Les politiques savent qu'ils·elles n'ont rien à gagner du point de vue électoral en améliorant les conditions de détention ou que, dans le pire des cas, cela susciterait l'incompréhension. Parce que les meurtrier·ère·s ou les auteur·e·s d'actes de violence condamné·e·s à des peines de prison sont, selon le ton de certains commentaires crus sur les réseaux sociaux, "trop bien traité·e·s", ou bien qu'il faudrait, selon ceux·celles qui les écrivent, traiter les criminel·le·s d'une toute autre manière.
Il faut bien sûr rester réaliste, les gens ne se retrouvent pas sans raison dans une cellule de prison. On ne pourra pas empêcher certain·e·s de retomber dans la criminalité. Mais qu'en est-il des autres ? Ceux·celles qui apprennent de leurs erreurs ? Il est absurde de s'attendre à ce que les gens se transforment en bon·ne·s citoyen·ne·s après leur peine de prison, tant que leur punition ne se limite pas à la privation de liberté. Et qu'en plus, à leur sortie, il leur manque des perspectives réalistes de travail et de logement. Et oui : ce sont eux·elles qui doivent en premier lieu se battre pour cela.

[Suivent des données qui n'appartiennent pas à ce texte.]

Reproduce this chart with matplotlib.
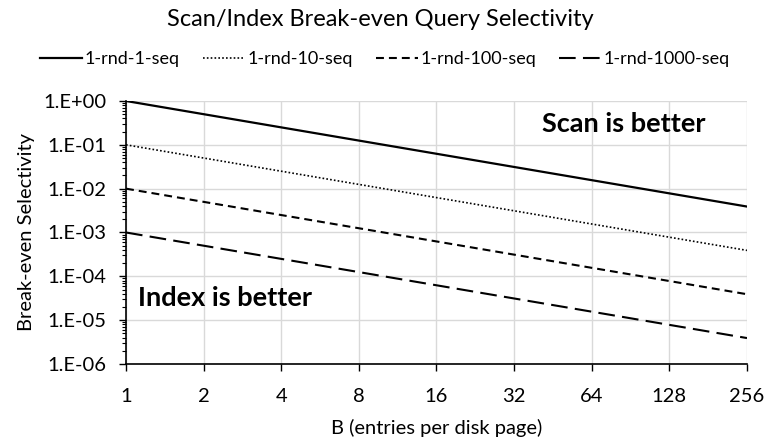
import matplotlib
matplotlib.use("Agg")
import matplotlib.pyplot as plt
from matplotlib.ticker import FixedLocator, FixedFormatter, LogLocator, NullFormatter

plt.rcParams['font.family'] = ['Lato', 'DejaVu Sans']

# page sizes B and break-even selectivity for each rnd/seq cost ratio
B = [1, 2, 4, 8, 16, 32, 64, 128, 256]
sel_1 = [1.0, 0.5, 0.25, 0.125, 0.0625, 0.03125, 0.015625, 0.0078125, 0.00390625]
sel_10 = [0.1, 0.05, 0.025, 0.0125, 0.00625, 0.003125, 0.0015625, 0.00078125, 0.000390625]
sel_100 = [0.01, 0.005, 0.0025, 0.00125, 0.000625, 0.0003125, 0.00015625, 7.8125e-05, 3.90625e-05]
sel_1000 = [0.001, 0.0005, 0.00025, 0.000125, 6.25e-05, 3.125e-05, 1.5625e-05, 7.8125e-06, 3.90625e-06]

x_labels = ['1', '2', '4', '8', '16', '32', '64', '128', '256']
y_ticks = [1e0, 1e-1, 1e-2, 1e-3, 1e-4, 1e-5, 1e-6]
y_labels = ['1.E+00', '1.E-01', '1.E-02', '1.E-03', '1.E-04', '1.E-05', '1.E-06']

fig = plt.figure(figsize=(7.67, 4.41), dpi=100)
ax = fig.add_axes([0.1643, 0.1746, 0.8096, 0.5964])

l1, = ax.plot(B, sel_1, color='black', linestyle='-', linewidth=1.6, label='1-rnd-1-seq')
l2, = ax.plot(B, sel_10, color='black', linestyle=(0, (1, 1.3)), linewidth=1.2, label='1-rnd-10-seq')
l3, = ax.plot(B, sel_100, color='black', linestyle=(0, (3.8, 2.4)), linewidth=1.5, label='1-rnd-100-seq')
l4, = ax.plot(B, sel_1000, color='black', linestyle=(0, (8, 3.5)), linewidth=1.5, label='1-rnd-1000-seq')

ax.set_xscale('log', base=2)
ax.set_yscale('log')
ax.set_xlim(1, 256)
ax.set_ylim(1e-6, 1)

ax.xaxis.set_major_locator(FixedLocator(B))
ax.xaxis.set_major_formatter(FixedFormatter(x_labels))
ax.xaxis.set_minor_locator(FixedLocator([]))
ax.yaxis.set_major_locator(FixedLocator(y_ticks))
ax.yaxis.set_major_formatter(FixedFormatter(y_labels))
ax.yaxis.set_minor_locator(LogLocator(base=10, subs=range(2, 10), numticks=20))
ax.yaxis.set_minor_formatter(NullFormatter())

ax.grid(True, which='major', color='#d9d9d9', linewidth=1)
ax.set_axisbelow(True)
for side in ['top', 'right']:
    ax.spines[side].set_visible(False)
ax.spines['left'].set_linewidth(1.2)
ax.spines['bottom'].set_linewidth(1.2)

ax.tick_params(axis='both', which='major', length=5, width=1, labelsize=14.5, colors='black')
ax.tick_params(axis='y', which='minor', length=3, width=0.8)
ax.tick_params(axis='y', which='major', pad=9)
ax.tick_params(axis='x', which='major', pad=12)

ax.set_xlabel('B (entries per disk page)', fontsize=14.5, labelpad=10)
ax.set_ylabel('Break-even Selectivity', fontsize=14.5, labelpad=6)

fig.text(0.496, 0.955, 'Scan/Index Break-even Query Selectivity', ha='center', va='center', fontsize=17)
fig.legend(handles=[l1, l2, l3, l4], loc='center', bbox_to_anchor=(0.502, 0.866), ncol=4,
           frameon=False, fontsize=13, handlelength=2.3, handletextpad=0.15, columnspacing=1.3)

ax.text(0.67, 0.913, 'Scan is better', transform=ax.transAxes, fontsize=19.5, fontweight='bold', va='center')
ax.text(0.019, 0.25, 'Index is better', transform=ax.transAxes, fontsize=19.5, fontweight='bold', va='center')

fig.savefig('out.png', dpi=100)
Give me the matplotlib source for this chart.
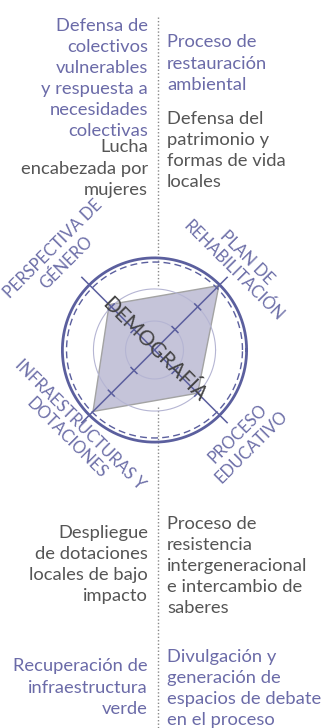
import numpy as np
import matplotlib.pyplot as plt

# Ejes del radar (ángulos en grados) y valores del polígono (escala 0-100)
ejes = ['PLAN DE\nREHABILITACIÓN', 'PERSPECTIVA DE\nGÉNERO',
        'INFRAESTRUCTURAS Y\nDOTACIONES', 'PROCESO\nEDUCATIVO']
angulos = [45, 135, 225, 315]
valores = [88, 62, 84, 59]
anillos = [28, 59]
anillo_discontinuo = 85
anillo_exterior = 89
centro = 'DEMOGRAFÍA'

# Bloques de texto a cada lado de la línea divisoria (y = línea base de la 1ª línea)
textos_izq = [
    ('Defensa de\ncolectivos\nvulnerables\ny respuesta a\nnecesidades\ncolectivas', 'morado', 25),
    ('Lucha\nencabezada por\nmujeres', 'gris', 150),
    ('Despliegue\nde dotaciones\nlocales de bajo\nimpacto', 'gris', 534),
    ('Recuperación de\ninfraestructura\nverde', 'morado', 669),
]
textos_der = [
    ('Proceso de\nrestauración\nambiental', 'morado', 45),
    ('Defensa del\npatrimonio y\nformas de vida\nlocales', 'gris', 120),
    ('Proceso de\nresistencia\nintergeneracional\ne intercambio de\nsaberes', 'gris', 524),
    ('Divulgación y\ngeneración de\nespacios de debate\nen el proceso', 'morado', 658),
]

colores = {'morado': '#6b6ba8', 'gris': '#555555'}
azul = '#5b5f9e'
paso = 22.3  # separación entre líneas en px

plt.rcParams['font.family'] = ['Lato', 'DejaVu Sans']

W, H = 323, 728
fig = plt.figure(figsize=(W / 100, H / 100), dpi=100)

# Capa de fondo en píxeles
bg = fig.add_axes([0, 0, 1, 1])
bg.set_xlim(0, W)
bg.set_ylim(H, 0)
bg.axis('off')

# Línea punteada vertical
xdiv = 157.5
bg.plot([xdiv, xdiv], [17, 287], color='#888888', lw=1, ls=(0, (1, 1.5)))
bg.plot([xdiv, xdiv], [407, H], color='#888888', lw=1, ls=(0, (1, 1.5)))

for lado, x, ha in [(textos_izq, 148, 'right'), (textos_der, 167, 'left')]:
    for txt, c, y in lado:
        n = txt.count('\n')
        bg.text(x, y + n * paso, txt, color=colores[c], fontsize=13.2, ha=ha,
                va='baseline', multialignment=ha, linespacing=1.39)

# Radar
cx, cy, R = 154.5, 350, 103.5
ax = fig.add_axes([(cx - R) / W, (H - cy - R) / H, 2 * R / W, 2 * R / H],
                  projection='polar')
ax.set_ylim(0, 100)
ax.axis('off')
ax.patch.set_visible(False)

th = np.deg2rad(angulos)
ax.fill(np.append(th, th[0]), valores + valores[:1], color='#c5c4d9',
        ec='#a3a3a3', lw=1, zorder=1)

t = np.linspace(0, 2 * np.pi, 400)
for r in anillos:
    ax.plot(t, np.full_like(t, r), color='#b5b5d3', lw=0.8, zorder=2)
ax.plot(t, np.full_like(t, anillo_discontinuo), color=azul, lw=1,
        dashes=(5, 3), zorder=2)
ax.plot(t, np.full_like(t, anillo_exterior), color=azul, lw=2, zorder=2)

for a in th:
    ax.plot([a, a], [0, 100], color=azul, lw=1.1, zorder=3)
    for r in anillos + [anillo_exterior]:
        p = r * np.array([np.cos(a), np.sin(a)])
        n = np.array([-np.sin(a), np.cos(a)]) * 4
        q = np.array([p - n, p + n])
        ax.plot(np.arctan2(q[:, 1], q[:, 0]), np.hypot(q[:, 0], q[:, 1]),
                color=azul, lw=1.1, zorder=3)

pos_etiquetas = [117, 129, 111, 123]
rot_etiquetas = [-45, 45, -45, 45]
for txt, a, r, rot in zip(ejes, th, pos_etiquetas, rot_etiquetas):
    ax.text(a, r, txt, color='#6d6fa8', fontsize=11.9,
            ha='center', va='center', rotation=rot, rotation_mode='anchor',
            multialignment='center', linespacing=1.22, clip_on=False)

ax.text(0, 0, centro, color='#444444', fontsize=15,
        ha='center', va='center', rotation=-45, rotation_mode='anchor', zorder=4)

fig.savefig('out.png', dpi=100)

Là où la stigmatisation et les préjugés prédominent, il faut du courage politique. Le débat sur les retraites serait l'occasion de donner une forme concrète aux vagues formulations de l'accord de coalition. Et de dire en tant que gouvernement : il va de soi que les personnes condamnées par la justice doivent également contribuer au bien commun et cotiser par exemple à la caisse de retraite. Et en même temps apporter la preuve du sérieux avec lequel il prend réellement en charge la lutte contre la pauvreté. Pour que le travail en prison rapporte à tout le monde.